Hikmah Al-Ijtima’iyah (Persatuan)
Sebagaimana diketahui bahwa Nabi Saw menikah dengan Aisyah RA, anak dari sahabat yang mulia yakni Abu Bakar Ash-Shiddiq RA yang termasuk orang pertama yang masuk ke dalam Islam dan orang yang memiliki kedudukan.
Kemudian Nabi Saw menikah juga dengan Hafshah binti Umar. Hal ini yang menyebabkan Umar RA semakin mantap dalam berislam dan mendakwahkan agama Allah ini. Sampai pada akhirnya, Umar dikenal sebagai pahlawan Islam yang mampu menegakkan pilar-pilar agama Islam dan menyebarkannya sampai ke negeri yang jauh. Hal ini tentu saja tidak terlepas karena ada hubungan kekeluargaan dengan Nabi Saw.
Kemudian, Nabi Saw juga menikahkan anak-anaknya kepada sahabat dekatnya yang lain. Utsman bin Affan menikah dengan Ummu Kultsum dan Ruqoyyah. Ali bin Abi Thalib menikah dengan Fatimah.
Mereka berempat adalah para sahabat yang sangat mulia di antara para sahabat yang lainnya. Mereka adalah sahabat yang utama dalam penyebaran agama Islam di Arab dan selain Arab. Mereka juga sahabat yang melanjutkan kempemimpinan Islam setelah wafatnya Nabi Saw untuk melanjutkan dakwah risalah Islam demi tegaknya kalimat tauhid di muka bumi.
Hikmah As-Siyasiyah (Bersiasat)
Sebagaimana sudah diketahui bahwasanya apabila manusia menikah dengan manusia lain, maka keluarga mereka akan saling bersaudara antara yang satu dengan yang lainnya. Hal ini juga yang menjadi salah satu hikmah dipernikahan Nabi Saw.
Contohnya adalah pernikahan Nabi Saw dengan Juwairiyah binti al-Haris, salah seorang wanita dari Bani Mustaliq. Pada suatu hari, dia dengan beberapa orang kerabat serta kaumnya ditawan. Ketika sedang dalam status tawanan tersebut, Juwairiyah hendak menebus dirinya.
Kemudian, ia datang kepada Nabi Saw untuk memberinya pertolongan berupa harta agar dapat menebus dirinya. Setelah itu, Nabi Saw membebaskannya dan hendak menikahinya. Setelah mendengar hal tersebut, Juwairiyah menerima tawaran Nabi Saw. Hingga pada akhirnya mereka menikah.
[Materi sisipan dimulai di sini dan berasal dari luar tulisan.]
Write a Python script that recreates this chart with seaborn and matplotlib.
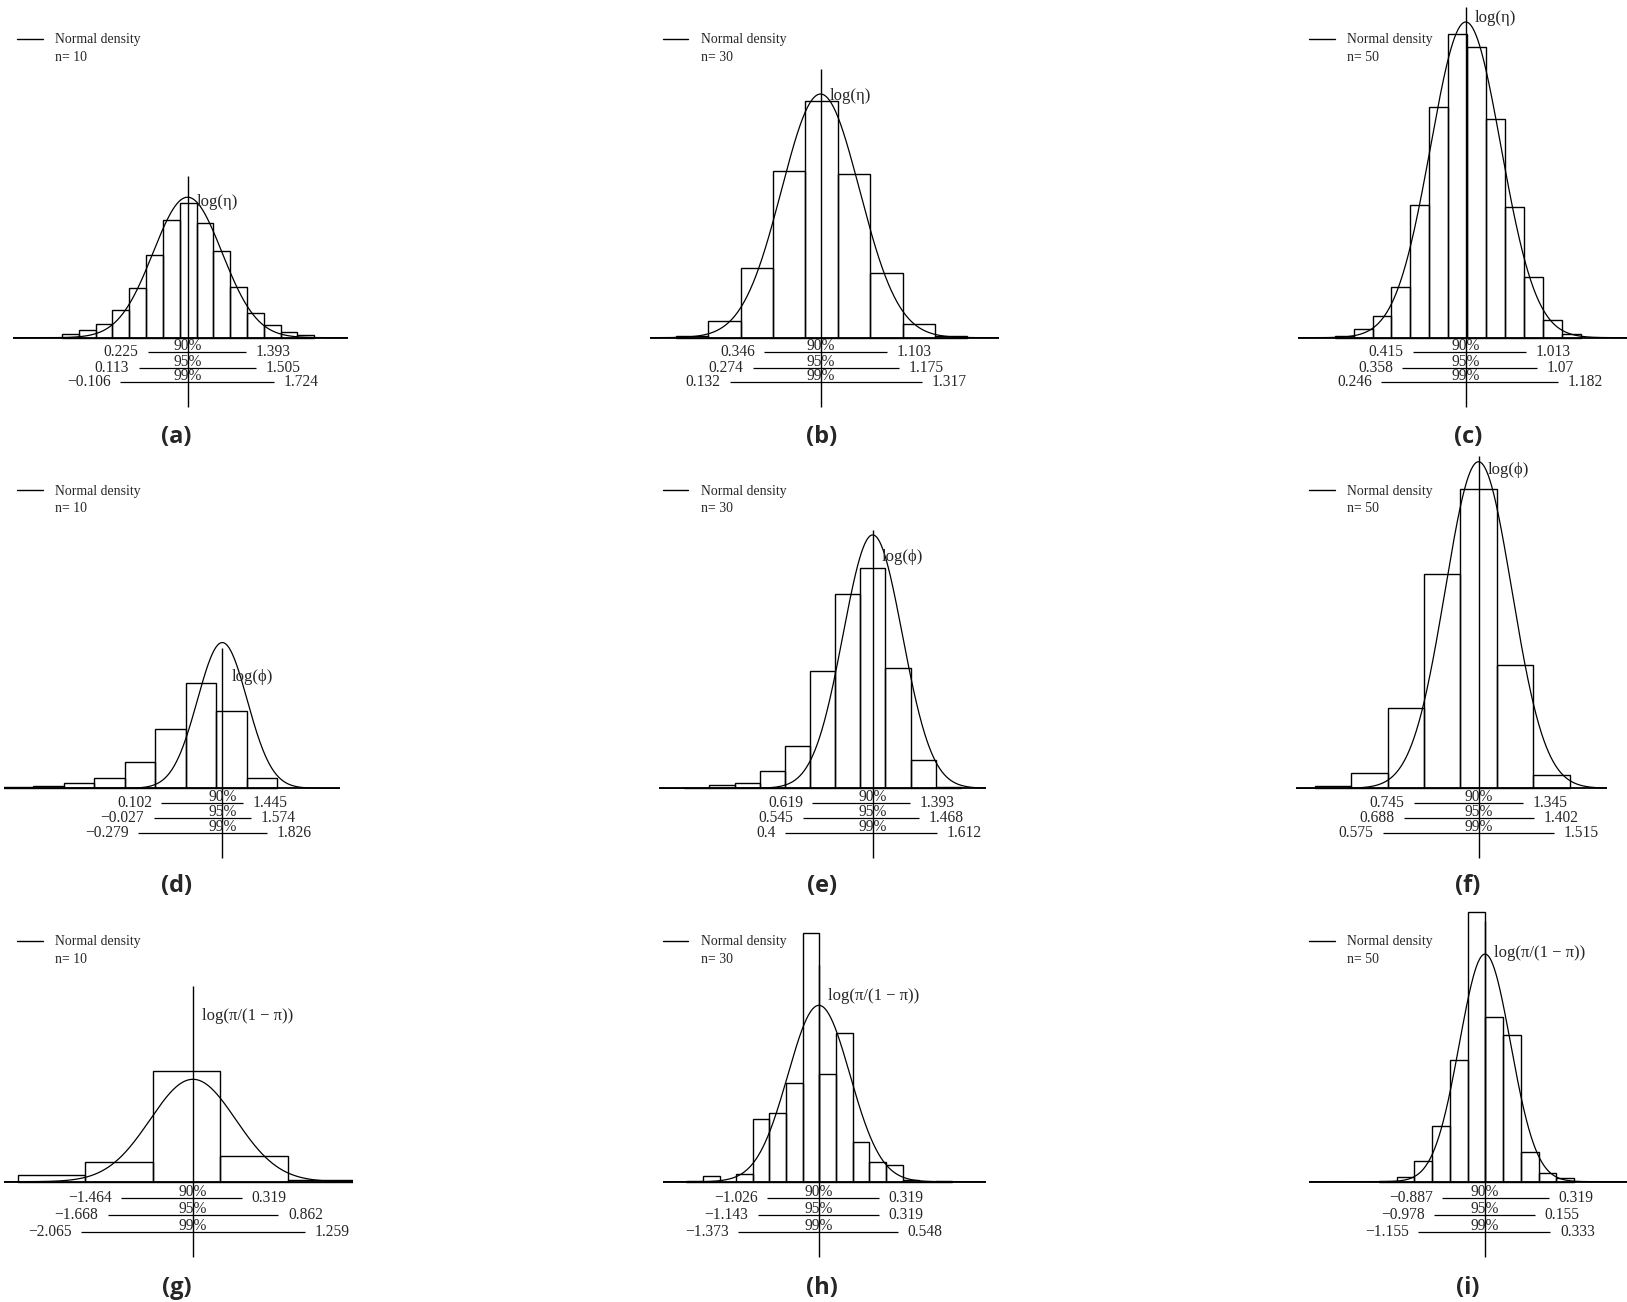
import numpy as np
import pandas as pd
import matplotlib
matplotlib.use("Agg")
import matplotlib.pyplot as plt
import seaborn as sns
from matplotlib.lines import Line2D

sns.set_theme(style="white")
plt.rcParams["font.family"] = ["Liberation Serif", "DejaVu Serif"]

# ---------------- data ----------------
panel_tags = ["(a)", "(b)", "(c)", "(d)", "(e)", "(f)", "(g)", "(h)", "(i)"]
sample_sizes = [10, 30, 50, 10, 30, 50, 10, 30, 50]
param_labels = ["log(η)"] * 3 + ["log(ϕ)"] * 3 + ["log(π/(1 − π))"] * 3
true_values = [0.693] * 3 + [1.099] * 3 + [-0.405] * 3
normal_mean = [0.693, 0.693, 0.693, 1.099, 1.099, 1.099, -0.405, -0.405, -0.405]
normal_sd = [0.41, 0.241, 0.186, 0.407, 0.236, 0.183, 0.635, 0.373, 0.289]

bin_start = [-0.8, -0.2, 0.0, -2.5, -0.4, 0.2, -3.0, -2.0, -1.6]
bin_width = [0.2, 0.2, 0.1, 0.5, 0.2, 0.2, 1.0, 0.2, 0.2]

dens_a = [0.023, 0.053, 0.092, 0.194, 0.342, 0.570, 0.815, 0.930, 0.796, 0.600, 0.351, 0.171, 0.090, 0.042, 0.016]
dens_b = [0.011, 0.115, 0.476, 1.132, 1.610, 1.110, 0.437, 0.095, 0.014]
dens_c = [0.011, 0.057, 0.149, 0.346, 0.901, 1.569, 2.063, 1.977, 1.483, 0.890, 0.410, 0.120, 0.023]
dens_d = [0.007, 0.018, 0.034, 0.072, 0.177, 0.399, 0.706, 0.520, 0.067]
dens_e = [0.004, 0.022, 0.036, 0.113, 0.280, 0.780, 1.298, 1.467, 0.805, 0.187, 0.007]
dens_f = [0.016, 0.105, 0.534, 1.433, 1.998, 0.826, 0.089]
dens_g = [0.039, 0.119, 0.679, 0.155, 0.008]
dens_h = [0.004, 0.032, 0.0, 0.046, 0.378, 0.414, 0.598, 1.506, 0.653, 0.899, 0.238, 0.117, 0.099, 0.010, 0.0, 0.004]
dens_i = [0.004, 0.028, 0.123, 0.335, 0.736, 1.633, 0.996, 0.889, 0.180, 0.055, 0.020]
densities = [dens_a, dens_b, dens_c, dens_d, dens_e, dens_f, dens_g, dens_h, dens_i]

ci90_lo = [0.225, 0.346, 0.415, 0.102, 0.619, 0.745, -1.464, -1.026, -0.887]
ci90_hi = [1.393, 1.103, 1.013, 1.445, 1.393, 1.345, 0.319, 0.319, 0.319]
ci95_lo = [0.113, 0.274, 0.358, -0.027, 0.545, 0.688, -1.668, -1.143, -0.978]
ci95_hi = [1.505, 1.175, 1.07, 1.574, 1.468, 1.402, 0.862, 0.319, 0.155]
ci99_lo = [-0.106, 0.132, 0.246, -0.279, 0.4, 0.575, -2.065, -1.373, -1.155]
ci99_hi = [1.724, 1.317, 1.182, 1.826, 1.612, 1.515, 1.259, 0.548, 0.333]
ci_levels = ["90%", "95%", "99%"]

# ---------------- layout (reference pixels) ----------------
W, H = 1627, 1302
x_extent = [(12.5, 348.2), (650, 999), (1298.3, 1627),
            (4.3, 340.0), (659.3, 985.7), (1296, 1606.7),
            (4.3, 352.9), (663.3, 985.7), (1309.3, 1627)]
xlims = [(-1.389, 2.603), (-0.36, 1.795), (-0.193, 1.546),
         (-2.47, 3.026), (-0.599, 1.998), (0.098, 1.802),
         (-3.2, 1.965), (-2.276, 1.6), (-2.386, 1.196)]
yscale = [144.4, 147.2, 147.2, 148.7, 149.9, 149.8, 163.0, 164.9, 164.9]
row_span = [(0, 412), (440, 863), (900, 1262)]
baseline_y = [337.7, 788.3, 1181.7]
vline_top = [176, 69, 7, 648.3, 530, 456, 986, 965, 920.7]
vline_bottom = [407, 858.3, 1257.3]
ci_offsets = [(14.7, 30.0, 44.7), (15.0, 30.0, 45.0), (16.6, 33.3, 50.0)]
label_y = [202, 95.7, 18.3, 676.7, 557.3, 470, 1016, 995.7, 953.3]
legend_x = [17.1, 662.7, 1309.3]
legend_top = [33.5, 484.5, 935.5]
tag_x = [176.5, 821.7, 1468]
tag_y = [436.7, 886, 1288]

PT = 0.72  # points per pixel at dpi 100


def fmt(v):
    return f"{v:g}".replace("-", "−")


fig = plt.figure(figsize=(W / 100, H / 100), dpi=100)
fig.patch.set_facecolor("white")

for i in range(9):
    r, c = divmod(i, 3)
    top_px, bot_px = row_span[r]
    x0, x1 = x_extent[i]
    b = baseline_y[r]
    k = yscale[i]
    ax = fig.add_axes([x0 / W, 1 - bot_px / H, (x1 - x0) / W, (bot_px - top_px) / H])
    ax.set_axis_off()

    def ydat(py, b=b, k=k):
        return (b - py) / k

    # histogram
    dens = np.array(densities[i])
    edges = [bin_start[i] + bin_width[i] * n for n in range(len(dens) + 1)]
    centers = [(edges[n] + edges[n + 1]) / 2 for n in range(len(dens))]
    hist_df = pd.DataFrame({"x": centers, "w": dens})
    sns.histplot(data=hist_df, x="x", weights="w", bins=edges, stat="count",
                 fill=False, color="black", linewidth=1.0, ax=ax)

    # normal density
    xs = np.linspace(xlims[i][0], xlims[i][1], 600)
    ys = np.exp(-0.5 * ((xs - normal_mean[i]) / normal_sd[i]) ** 2) / (normal_sd[i] * np.sqrt(2 * np.pi))
    sns.lineplot(x=xs, y=ys, color="black", linewidth=0.9, ax=ax, legend=False)

    # baseline
    ax.axhline(0, color="black", linewidth=1.3)

    # true value line
    ax.vlines(true_values[i], ydat(vline_bottom[r]), ydat(vline_top[i]),
              color="black", linewidth=1.0)
    ax.annotate(param_labels[i], xy=(true_values[i], ydat(label_y[i])),
                xytext=(9 * PT, 0), textcoords="offset points",
                ha="left", va="center", fontsize=12, annotation_clip=False)

    # intervals
    los = [ci90_lo[i], ci95_lo[i], ci99_lo[i]]
    his = [ci90_hi[i], ci95_hi[i], ci99_hi[i]]
    for j in range(3):
        yl = ydat(b + ci_offsets[r][j])
        ax.hlines(yl, los[j], his[j], color="black", linewidth=0.9)
        ax.annotate(fmt(los[j]), xy=(los[j], yl), xytext=(-9.5 * PT, -4 * PT),
                    textcoords="offset points", ha="right", va="baseline",
                    fontsize=11.2, annotation_clip=False)
        ax.annotate(fmt(his[j]), xy=(his[j], yl), xytext=(9.5 * PT, -4 * PT),
                    textcoords="offset points", ha="left", va="baseline",
                    fontsize=11.2, annotation_clip=False)
        ax.annotate(ci_levels[j], xy=(true_values[i], yl), xytext=(0, 2 * PT),
                    textcoords="offset points", ha="center", va="baseline",
                    fontsize=11.2, annotation_clip=False)

    ax.set_xlim(*xlims[i])
    ax.set_ylim(ydat(bot_px), ydat(top_px))

    # legend
    handles = [Line2D([], [], color="black", linewidth=1.0),
               Line2D([], [], color="none")]
    ax.legend(handles=handles, labels=["Normal density", f"n= {sample_sizes[i]}"],
              loc="upper left", bbox_to_anchor=(legend_x[c] / W, 1 - legend_top[r] / H),
              bbox_transform=fig.transFigure, frameon=False, borderpad=0,
              borderaxespad=0, handlelength=1.85, handletextpad=0.9,
              labelspacing=0.32, fontsize=9.9)

    fig.text(tag_x[c] / W, 1 - tag_y[r] / H, panel_tags[i], ha="center", va="center",
             fontfamily="Open Sans", fontweight="bold", fontsize=17)

fig.savefig("out.png", dpi=100, facecolor="white")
Kemudian, kaum muslimin yang lain berkata: Kerabat (saudara karena pernihkan) Rasulullah Saw ada dalam tawanan kita!. Tidak lama setelah itu, mereka membebaskan seluruh tawanan dari Bani Mustaliq tersebut.
Melihat kejadian mulia terjadi langsung di hadapan mereka itu, mereka terketuk hatinya sehingga banyak dari mereka yang kemudian yang masuk ke agama Allah dan menjadi mukminin.
Penutup
Demikianlah empat hikmah dari poligami Nabi Saw berdasarkan kajian para Ulama. Dan ini juga membantah pendapat yang mengatakan bahwa pernikahan-pernikahan Nabi Saw itu dilakukan berdasarkan hawa nafsu atau yang lainnya. Wallahu a’lam bishhawab.